Dataset extract
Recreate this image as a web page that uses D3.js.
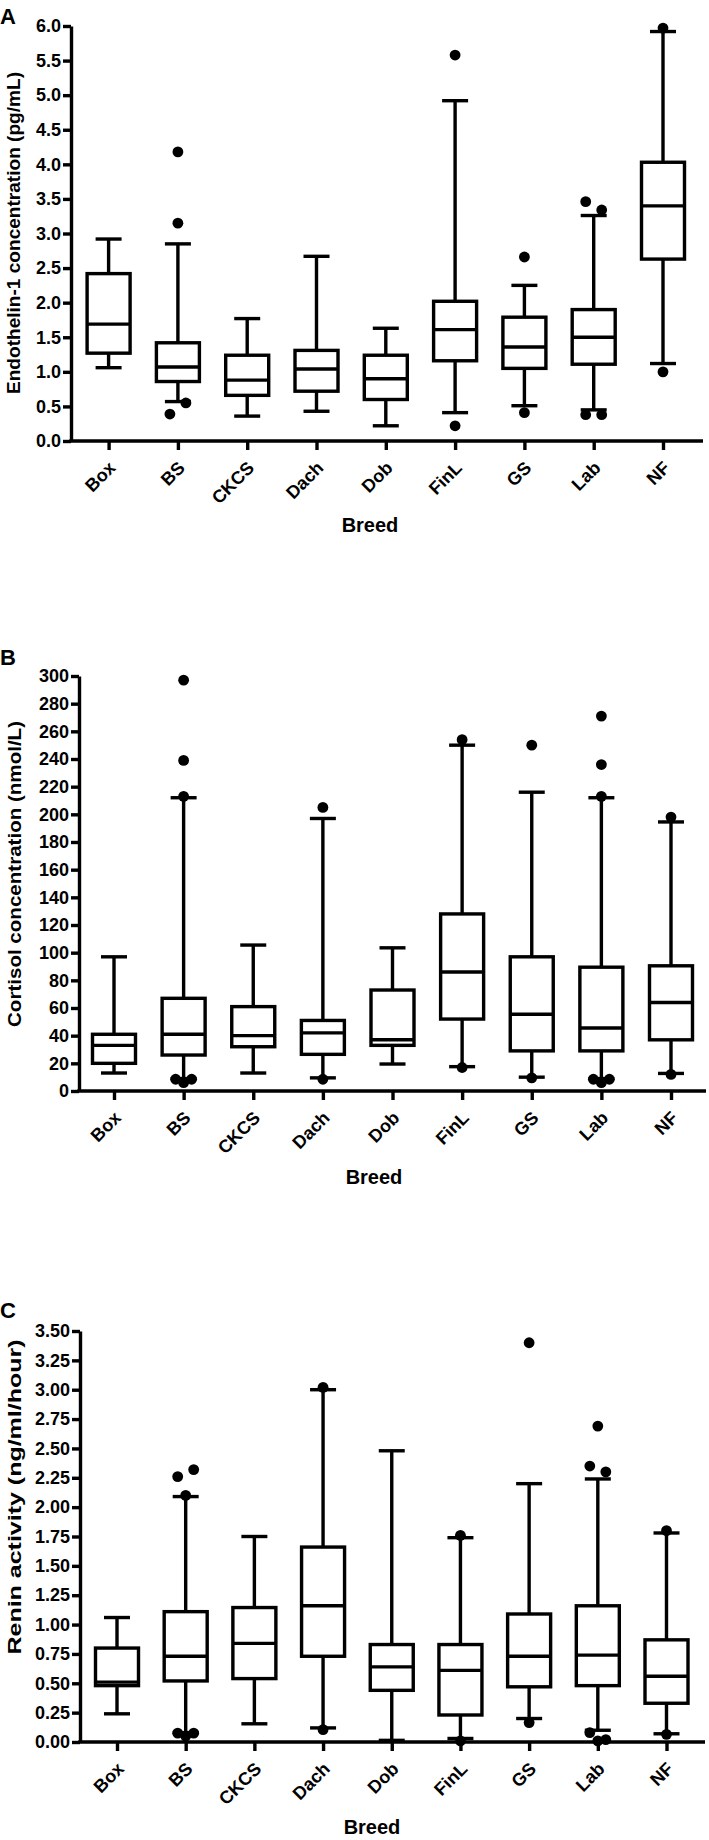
<!DOCTYPE html>
<html><head><meta charset="utf-8">
<script src="https://cdn.jsdelivr.net/npm/d3@7"></script>
<style>
body{margin:0;background:#fff}
svg{display:block}
text{font-family:"Liberation Sans",Arial,Helvetica,sans-serif;font-weight:bold;fill:#000}
</style>
</head><body>
<svg id="chart" width="709" height="1840"></svg>
<script>
// ---------- data ----------
const breeds = ["Box","BS","CKCS","Dach","Dob","FinL","GS","Lab","NF"];

// Panel A: Endothelin-1 concentration (pg/mL)
const et1Min = [1.06, 0.57, 0.36, 0.43, 0.22, 0.41, 0.51, 0.45, 1.12];
const et1Q1  = [1.27, 0.86, 0.66, 0.72, 0.60, 1.16, 1.05, 1.11, 2.63];
const et1Med = [1.69, 1.07, 0.88, 1.04, 0.90, 1.61, 1.36, 1.50, 3.40];
const et1Q3  = [2.42, 1.42, 1.24, 1.31, 1.24, 2.02, 1.79, 1.90, 4.03];
const et1Max = [2.92, 2.85, 1.77, 2.67, 1.63, 4.92, 2.25, 3.26, 5.92];
// [breed index, value, side (-1 left, 0 centre, 1 right)]
const et1Out = [[1,4.18,0],[1,3.15,0],[1,0.39,-1],[1,0.55,1],
                [5,5.58,0],[5,0.22,0],[6,2.66,0],[6,0.41,0],
                [7,3.46,-1],[7,3.34,1],[7,0.38,-1],[7,0.38,1],
                [8,5.97,0],[8,1.00,0]];
const et1Ticks = [0,0.5,1,1.5,2,2.5,3,3.5,4,4.5,5,5.5,6];

// Panel B: Cortisol concentration (nmol/L)
const corMin = [13, 9, 13, 9.5, 19.5, 17.6, 10, 9, 12.7];
const corQ1  = [20, 26, 32, 26.5, 33, 52, 29, 29, 37];
const corMed = [33, 41, 40, 42, 37, 86, 55.5, 45.5, 64];
const corQ3  = [41, 67, 61, 51, 73, 128, 97, 89.5, 90.5];
const corMax = [97, 212, 105.5, 197, 103.5, 250, 216, 212, 194.5];
const corOut = [[1,297,0],[1,239,0],[1,213,0],[1,8.5,-1],[1,6,0],[1,8.5,1],
                [3,205,0],[3,8.5,0],[5,254,0],[5,17,0],
                [6,250,0],[6,9.5,0],
                [7,271,0],[7,236,0],[7,213,0],[7,8.5,-1],[7,6,0],[7,8.5,1],
                [8,198,0],[8,12,0]];
const corTicks = [0,20,40,60,80,100,120,140,160,180,200,220,240,260,280,300];

// Panel C: Renin activity (ng/ml/hour)
const renMin = [0.24, 0.08, 0.155, 0.12, 0.014, 0.03, 0.20, 0.10, 0.07];
const renQ1  = [0.48, 0.52, 0.54, 0.73, 0.44, 0.23, 0.47, 0.48, 0.33];
const renMed = [0.51, 0.73, 0.84, 1.16, 0.64, 0.61, 0.73, 0.74, 0.56];
const renQ3  = [0.80, 1.11, 1.145, 1.66, 0.83, 0.83, 1.09, 1.16, 0.87];
const renMax = [1.06, 2.09, 1.75, 3.00, 2.48, 1.74, 2.20, 2.24, 1.78];
const renOut = [[1,2.26,-1],[1,2.32,1],[1,2.10,0],[1,0.075,-1],[1,0.05,0],[1,0.075,1],
                [3,3.02,0],[3,0.105,0],[5,1.76,0],[5,0.01,0],
                [6,3.40,0],[6,0.165,0],
                [7,2.69,0],[7,2.35,-1],[7,2.30,1],[7,0.08,-1],[7,0.01,0],[7,0.02,1],
                [8,1.80,0],[8,0.065,0]];
const renTicks = [0,0.25,0.5,0.75,1,1.25,1.5,1.75,2,2.25,2.5,2.75,3,3.25,3.5];

// ---------- drawing ----------
const svg = d3.select("#chart");
const SW = 3.4;

function drawPanel(cfg) {
  const g = svg.append("g");
  const y = d3.scaleLinear().domain([0, cfg.yMax]).range([cfg.yBottom, cfg.yTop]);
  const x = d3.scalePoint().domain(breeds).range([cfg.x0, cfg.x1]);

  // panel letter
  g.append("text").attr("x", 0).attr("y", cfg.letterY)
    .style("font-size", "22px").text(cfg.letter);

  // y axis
  const ya = g.append("g").attr("transform", `translate(${cfg.axisX},0)`)
    .call(d3.axisLeft(y).tickValues(cfg.ticks).tickFormat(cfg.fmt)
      .tickSize(8).tickSizeOuter(0).tickPadding(2));
  ya.select(".domain").attr("stroke", "#000").attr("stroke-width", SW);
  ya.selectAll(".tick line").attr("stroke", "#000").attr("stroke-width", SW);
  ya.selectAll(".tick text").style("font-size", "18px")
    .style("font-family", '"Liberation Sans",Arial,sans-serif').style("font-weight", "bold");

  // x axis
  const xa = g.append("g").attr("transform", `translate(0,${cfg.yBottom})`)
    .call(d3.axisBottom(x).tickSize(9).tickSizeOuter(0).tickFormat(""));
  xa.select(".domain").remove();
  xa.selectAll(".tick line").attr("stroke", "#000").attr("stroke-width", SW);
  g.append("line").attr("x1", cfg.axisX - SW / 2).attr("x2", cfg.axisEnd)
    .attr("y1", cfg.yBottom).attr("y2", cfg.yBottom)
    .attr("stroke", "#000").attr("stroke-width", SW);

  // category labels
  g.selectAll("text.cat").data(breeds).join("text").attr("class", "cat")
    .attr("text-anchor", "end")
    .attr("transform", d => `translate(${x(d) + 8},${cfg.yBottom + 28}) rotate(-45)`)
    .style("font-size", "18px").text(d => d);

  // axis titles
  g.append("text").attr("text-anchor", "middle")
    .attr("x", cfg.breedX).attr("y", cfg.breedY)
    .style("font-size", "20px").text("Breed");
  g.append("text").attr("text-anchor", "middle")
    .attr("transform", `translate(${cfg.titleX},${cfg.titleY}) rotate(-90)`)
    .attr("textLength", cfg.titleLen).attr("lengthAdjust", "spacingAndGlyphs")
    .style("font-size", "18px").text(cfg.title);

  // boxes
  const d = cfg.data;
  const boxW = 43, capW = 26;
  const items = breeds.map((b, i) => ({b, min: d.min[i], q1: d.q1[i], med: d.med[i], q3: d.q3[i], max: d.max[i]}));
  const bg = g.append("g").attr("stroke", "#000").attr("stroke-width", SW).attr("fill", "none");
  items.forEach(it => {
    const cx = x(it.b);
    bg.append("line").attr("x1", cx).attr("x2", cx).attr("y1", y(it.min)).attr("y2", y(it.max));
    bg.append("line").attr("x1", cx - capW / 2).attr("x2", cx + capW / 2).attr("y1", y(it.min)).attr("y2", y(it.min));
    bg.append("line").attr("x1", cx - capW / 2).attr("x2", cx + capW / 2).attr("y1", y(it.max)).attr("y2", y(it.max));
    bg.append("rect").attr("x", cx - boxW / 2).attr("width", boxW)
      .attr("y", y(it.q3)).attr("height", y(it.q1) - y(it.q3)).attr("fill", "#fff");
    bg.append("line").attr("x1", cx - boxW / 2).attr("x2", cx + boxW / 2).attr("y1", y(it.med)).attr("y2", y(it.med));
  });

  // outliers
  g.selectAll("circle.out").data(d.out).join("circle").attr("class", "out")
    .attr("cx", o => x(breeds[o[0]]) + o[2] * 8)
    .attr("cy", o => y(o[1])).attr("r", 5.4).attr("fill", "#000");
}

drawPanel({letter: "A", letterY: 24, yMax: 6, yTop: 26, yBottom: 441, axisX: 71, axisEnd: 703,
  x0: 108.6, x1: 663, ticks: et1Ticks, fmt: d3.format(".1f"),
  title: "Endothelin-1 concentration (pg/mL)", titleX: 20, titleY: 233, titleLen: 322,
  breedX: 370, breedY: 532,
  data: {min: et1Min, q1: et1Q1, med: et1Med, q3: et1Q3, max: et1Max, out: et1Out}});

drawPanel({letter: "B", letterY: 665, yMax: 300, yTop: 676, yBottom: 1091, axisX: 79, axisEnd: 706,
  x0: 114, x1: 671, ticks: corTicks, fmt: d3.format("d"),
  title: "Cortisol concentration (nmol/L)", titleX: 21, titleY: 874, titleLen: 306,
  breedX: 374, breedY: 1184,
  data: {min: corMin, q1: corQ1, med: corMed, q3: corQ3, max: corMax, out: corOut}});

drawPanel({letter: "C", letterY: 1318, yMax: 3.5, yTop: 1331, yBottom: 1742, axisX: 80, axisEnd: 705,
  x0: 117, x1: 666.5, ticks: renTicks, fmt: d3.format(".2f"),
  title: "Renin activity (ng/ml/hour)", titleX: 21, titleY: 1497, titleLen: 315,
  breedX: 372, breedY: 1834,
  data: {min: renMin, q1: renQ1, med: renMed, q3: renQ3, max: renMax, out: renOut}});
</script>
</body></html>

Problem to solve
Everything from the first line to the line with "const et1Ticks = [0,0.5,1,1.5,2,2.5,3,3.5,4,4.5,5,5.5,6];" must be repeated exactly, and nothing else. Leave the pictures out.

Complete output
Recreate this image as a web page that uses D3.js.
<!DOCTYPE html>
<html><head><meta charset="utf-8">
<script src="https://cdn.jsdelivr.net/npm/d3@7"></script>
<style>
body{margin:0;background:#fff}
svg{display:block}
text{font-family:"Liberation Sans",Arial,Helvetica,sans-serif;font-weight:bold;fill:#000}
</style>
</head><body>
<svg id="chart" width="709" height="1840"></svg>
<script>
// ---------- data ----------
const breeds = ["Box","BS","CKCS","Dach","Dob","FinL","GS","Lab","NF"];

// Panel A: Endothelin-1 concentration (pg/mL)
const et1Min = [1.06, 0.57, 0.36, 0.43, 0.22, 0.41, 0.51, 0.45, 1.12];
const et1Q1  = [1.27, 0.86, 0.66, 0.72, 0.60, 1.16, 1.05, 1.11, 2.63];
const et1Med = [1.69, 1.07, 0.88, 1.04, 0.90, 1.61, 1.36, 1.50, 3.40];
const et1Q3  = [2.42, 1.42, 1.24, 1.31, 1.24, 2.02, 1.79, 1.90, 4.03];
const et1Max = [2.92, 2.85, 1.77, 2.67, 1.63, 4.92, 2.25, 3.26, 5.92];
// [breed index, value, side (-1 left, 0 centre, 1 right)]
const et1Out = [[1,4.18,0],[1,3.15,0],[1,0.39,-1],[1,0.55,1],
                [5,5.58,0],[5,0.22,0],[6,2.66,0],[6,0.41,0],
                [7,3.46,-1],[7,3.34,1],[7,0.38,-1],[7,0.38,1],
                [8,5.97,0],[8,1.00,0]];
const et1Ticks = [0,0.5,1,1.5,2,2.5,3,3.5,4,4.5,5,5.5,6];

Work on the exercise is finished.